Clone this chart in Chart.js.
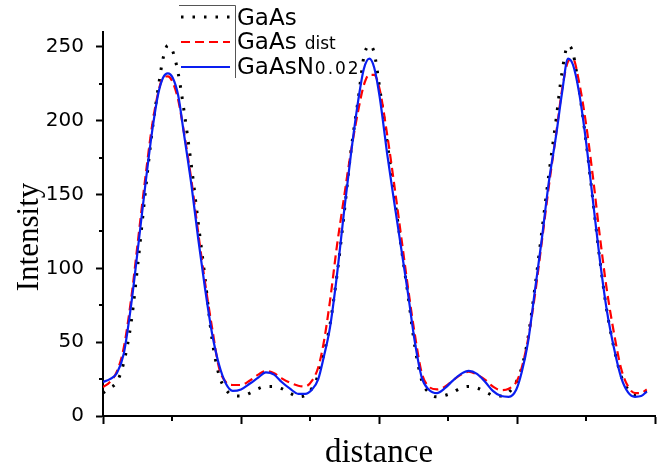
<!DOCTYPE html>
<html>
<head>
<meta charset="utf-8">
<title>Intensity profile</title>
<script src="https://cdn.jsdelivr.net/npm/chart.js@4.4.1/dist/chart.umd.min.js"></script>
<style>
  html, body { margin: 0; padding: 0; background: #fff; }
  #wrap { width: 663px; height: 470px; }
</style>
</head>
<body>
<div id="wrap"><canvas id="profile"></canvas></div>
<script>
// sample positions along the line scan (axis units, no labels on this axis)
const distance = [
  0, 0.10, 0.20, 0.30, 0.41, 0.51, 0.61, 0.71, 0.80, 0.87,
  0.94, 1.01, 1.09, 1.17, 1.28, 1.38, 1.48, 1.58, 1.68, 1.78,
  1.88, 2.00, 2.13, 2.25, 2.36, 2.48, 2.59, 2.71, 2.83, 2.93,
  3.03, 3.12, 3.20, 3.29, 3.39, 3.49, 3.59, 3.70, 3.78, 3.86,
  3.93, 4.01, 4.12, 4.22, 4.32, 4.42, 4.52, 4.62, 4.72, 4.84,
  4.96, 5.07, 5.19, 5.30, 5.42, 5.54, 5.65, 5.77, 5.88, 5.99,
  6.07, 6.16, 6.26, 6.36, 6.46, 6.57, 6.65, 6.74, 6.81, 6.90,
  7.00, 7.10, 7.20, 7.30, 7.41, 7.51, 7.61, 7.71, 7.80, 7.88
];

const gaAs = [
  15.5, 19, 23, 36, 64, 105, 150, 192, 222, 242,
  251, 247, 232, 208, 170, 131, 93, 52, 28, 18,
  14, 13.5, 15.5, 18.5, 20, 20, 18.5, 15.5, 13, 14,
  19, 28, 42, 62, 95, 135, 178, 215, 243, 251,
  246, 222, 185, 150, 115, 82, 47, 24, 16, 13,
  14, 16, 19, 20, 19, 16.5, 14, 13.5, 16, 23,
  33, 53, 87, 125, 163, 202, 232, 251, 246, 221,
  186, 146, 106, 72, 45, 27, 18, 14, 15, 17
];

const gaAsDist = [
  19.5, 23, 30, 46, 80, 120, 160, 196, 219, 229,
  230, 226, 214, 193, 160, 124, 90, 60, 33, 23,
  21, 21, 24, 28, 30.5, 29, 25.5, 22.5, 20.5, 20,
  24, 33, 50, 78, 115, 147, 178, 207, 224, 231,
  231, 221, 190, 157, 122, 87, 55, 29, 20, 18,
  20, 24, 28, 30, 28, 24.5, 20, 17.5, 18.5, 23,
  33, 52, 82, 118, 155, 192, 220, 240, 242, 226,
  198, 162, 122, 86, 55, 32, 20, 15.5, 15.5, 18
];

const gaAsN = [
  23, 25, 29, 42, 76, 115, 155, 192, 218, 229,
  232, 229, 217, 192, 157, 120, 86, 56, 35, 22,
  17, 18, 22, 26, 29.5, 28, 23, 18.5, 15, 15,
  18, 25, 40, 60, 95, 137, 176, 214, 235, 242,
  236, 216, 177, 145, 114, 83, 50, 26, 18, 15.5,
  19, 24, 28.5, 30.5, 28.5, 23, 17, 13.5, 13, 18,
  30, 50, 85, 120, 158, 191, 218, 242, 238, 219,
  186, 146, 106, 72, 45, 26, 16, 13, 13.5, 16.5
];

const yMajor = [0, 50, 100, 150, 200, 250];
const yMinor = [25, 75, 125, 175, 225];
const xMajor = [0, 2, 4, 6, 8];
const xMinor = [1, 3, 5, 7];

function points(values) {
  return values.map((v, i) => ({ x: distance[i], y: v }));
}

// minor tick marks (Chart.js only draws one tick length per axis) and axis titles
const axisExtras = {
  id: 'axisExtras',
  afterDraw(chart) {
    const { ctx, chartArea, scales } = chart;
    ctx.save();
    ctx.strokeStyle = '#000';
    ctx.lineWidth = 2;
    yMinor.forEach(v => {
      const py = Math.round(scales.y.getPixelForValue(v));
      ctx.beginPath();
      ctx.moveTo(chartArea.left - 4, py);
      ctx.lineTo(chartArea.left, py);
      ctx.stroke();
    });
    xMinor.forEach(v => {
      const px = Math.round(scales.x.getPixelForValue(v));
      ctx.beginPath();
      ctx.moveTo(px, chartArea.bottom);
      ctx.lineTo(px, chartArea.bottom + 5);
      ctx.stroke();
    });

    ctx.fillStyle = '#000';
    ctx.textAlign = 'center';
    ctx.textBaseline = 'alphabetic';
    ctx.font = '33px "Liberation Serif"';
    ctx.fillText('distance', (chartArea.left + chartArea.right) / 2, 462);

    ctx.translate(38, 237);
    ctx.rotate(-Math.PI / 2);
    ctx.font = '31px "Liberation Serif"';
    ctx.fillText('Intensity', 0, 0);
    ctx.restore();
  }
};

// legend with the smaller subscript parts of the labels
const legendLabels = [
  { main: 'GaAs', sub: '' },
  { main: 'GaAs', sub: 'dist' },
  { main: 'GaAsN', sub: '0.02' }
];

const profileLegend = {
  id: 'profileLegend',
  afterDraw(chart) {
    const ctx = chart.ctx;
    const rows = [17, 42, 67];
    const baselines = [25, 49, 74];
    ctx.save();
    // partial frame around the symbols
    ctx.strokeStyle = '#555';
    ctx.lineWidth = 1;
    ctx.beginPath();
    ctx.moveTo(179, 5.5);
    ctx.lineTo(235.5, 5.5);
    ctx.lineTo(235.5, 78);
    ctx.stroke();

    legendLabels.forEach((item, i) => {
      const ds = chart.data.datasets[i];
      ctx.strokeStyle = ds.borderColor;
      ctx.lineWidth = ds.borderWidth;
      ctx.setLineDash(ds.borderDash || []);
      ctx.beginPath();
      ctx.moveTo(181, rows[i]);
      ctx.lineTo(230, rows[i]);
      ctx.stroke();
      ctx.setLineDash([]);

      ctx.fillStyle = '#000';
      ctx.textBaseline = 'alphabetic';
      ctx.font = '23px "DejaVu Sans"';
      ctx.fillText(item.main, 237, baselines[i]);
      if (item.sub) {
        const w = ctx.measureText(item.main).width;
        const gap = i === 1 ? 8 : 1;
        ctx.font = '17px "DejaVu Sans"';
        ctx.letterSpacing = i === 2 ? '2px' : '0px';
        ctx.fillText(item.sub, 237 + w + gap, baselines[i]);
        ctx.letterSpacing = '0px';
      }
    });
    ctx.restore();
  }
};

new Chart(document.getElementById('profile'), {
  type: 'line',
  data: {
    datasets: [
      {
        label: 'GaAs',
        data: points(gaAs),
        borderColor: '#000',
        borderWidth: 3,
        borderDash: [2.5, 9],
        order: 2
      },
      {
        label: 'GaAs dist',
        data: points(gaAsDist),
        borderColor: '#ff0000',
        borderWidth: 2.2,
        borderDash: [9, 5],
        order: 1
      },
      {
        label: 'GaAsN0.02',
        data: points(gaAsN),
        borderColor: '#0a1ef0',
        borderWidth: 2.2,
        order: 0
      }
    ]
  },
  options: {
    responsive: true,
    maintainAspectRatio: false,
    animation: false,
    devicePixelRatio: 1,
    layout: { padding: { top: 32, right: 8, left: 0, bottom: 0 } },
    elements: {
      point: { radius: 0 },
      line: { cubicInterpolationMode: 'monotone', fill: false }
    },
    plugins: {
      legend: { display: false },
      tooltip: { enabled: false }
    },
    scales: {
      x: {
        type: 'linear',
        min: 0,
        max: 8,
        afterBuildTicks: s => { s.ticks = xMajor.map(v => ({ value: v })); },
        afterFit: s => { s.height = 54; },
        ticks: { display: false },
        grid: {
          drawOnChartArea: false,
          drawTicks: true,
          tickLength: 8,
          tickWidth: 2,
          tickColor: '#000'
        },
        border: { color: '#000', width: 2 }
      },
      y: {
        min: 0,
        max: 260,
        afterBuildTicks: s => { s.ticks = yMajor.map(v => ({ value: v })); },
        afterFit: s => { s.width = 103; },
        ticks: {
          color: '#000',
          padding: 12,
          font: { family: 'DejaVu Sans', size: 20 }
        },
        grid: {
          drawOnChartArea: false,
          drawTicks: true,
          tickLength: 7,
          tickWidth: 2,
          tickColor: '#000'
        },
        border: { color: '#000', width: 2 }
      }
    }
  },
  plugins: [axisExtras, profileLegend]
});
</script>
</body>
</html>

········

Extract each line from the listing that holds the word "this".

REPLY:
Clone this chart in Chart.js.
// sample positions along the line scan (axis units, no labels on this axis)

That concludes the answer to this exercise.